ABITECH Analysis · Kenya finance Sentiment: 0.70 (positive) · 13/03/2026
Equity Group Holdings, East Africa's largest banking institution by customer base, is pursuing a strategic separation of its technology operations into a standalone entity. This corporate restructuring reflects a broader competitive dynamic reshaping the African financial technology landscape, where incumbent banks are racing to compete with agile fintech challengers while simultaneously positioning themselves as technology platforms.

The decision to spin off Equity's tech unit arrives at a critical inflection point for African financial services. Digital banking penetration across sub-Saharan Africa has reached approximately 31% of the adult population, yet traditional banks still control the majority of deposit bases and customer relationships. By creating a separately capitalized technology entity, Equity is attempting to unlock the operational flexibility and innovation velocity that independent tech firms possess, while retaining access to its substantial customer network and capital base.

For European investors, this development carries significant strategic implications. East Africa represents one of the continent's most sophisticated fintech ecosystems, with Kenya alone hosting over 400 registered fintech companies. The region's regulatory frameworks—particularly Kenya's sandbox approach to innovation—have created an attractive environment for technology experimentation. Equity's spinoff suggests that even dominant incumbents recognize they must structurally disaggregate to compete effectively in artificial intelligence, machine learning, and real-time payment infrastructure.

The timing reflects intensifying pressure from multiple directions. Mobile money platforms like M-Pesa, originally developed by Safaricom, demonstrated that telecommunications companies could capture significant financial services value. Meanwhile, emerging competitors combining mobile distribution with sophisticated underwriting algorithms have begun eroding traditional banks' competitive moats. Equity's move indicates management believes that competing in next-generation financial services—particularly AI-driven credit decisioning, fraud detection, and personalized financial advisory—requires organizational structures optimized for rapid experimentation rather than legacy banking compliance protocols.

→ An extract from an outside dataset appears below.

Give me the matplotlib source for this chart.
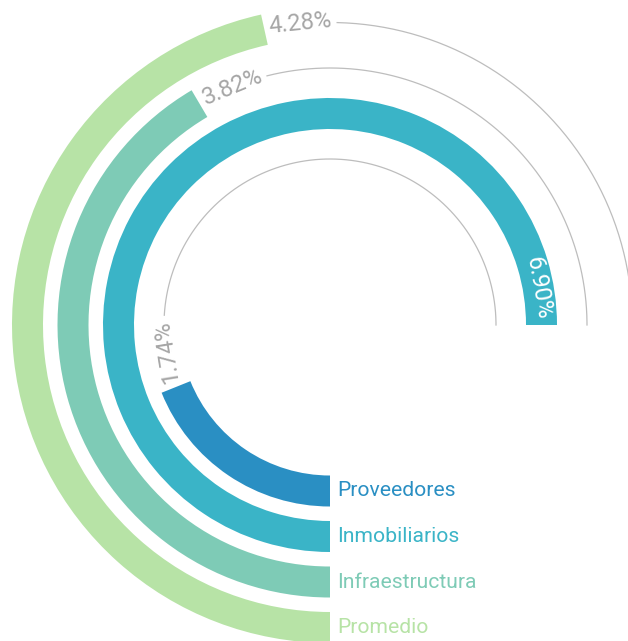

The artificial intelligence aspect warrants particular attention. East African banks possess extraordinary datasets generated by millions of retail customers and SMEs. When properly anonymized and processed through modern machine learning models, these datasets enable credit risk assessment capabilities superior to traditional scorecard-based approaches. A separately capitalized tech entity can more readily commercialize these advantages by licensing algorithms and intelligence to other financial institutions, insurance companies, and non-bank lenders across the continent.

European investors should recognize this consolidation signal. When market leaders begin structural reorganization, it typically indicates either competitive threat or regulatory encouragement. In Kenya's case, both factors likely apply. The Central Bank of Kenya has actively promoted digital financial inclusion and fintech innovation, while regional competition—including from South African and Nigerian institutions—has intensified.

The spinoff also creates potential acquisition opportunities. A focused technology entity with proven capabilities in mobile banking, digital lending, and payment infrastructure could attract strategic acquirers from Europe's financial technology sector seeking African scale. Alternatively, it may serve as a platform for partnerships between European technology providers and Equity's substantial customer base.

European entrepreneurs in the financial services technology space should view this development as validation of the market opportunity, but also as evidence that competing requires either distinctly superior technology or alternative distribution channels that incumbents haven't yet optimized.
Gateway Intelligence

Equity Group's tech spinoff signals that East African financial institutions recognize AI-driven underwriting and payment infrastructure as competitive necessities requiring separate organizational structures. European fintech investors should monitor whether this spinoff achieves independent capital raises, as successful fundraising would validate investor appetite for African financial technology at scale. European firms should prioritize partnerships or acquisitions with emerging competitors to Equity, rather than pursuing direct competition with the spinoff, given Equity's entrenched customer base and regulatory relationships.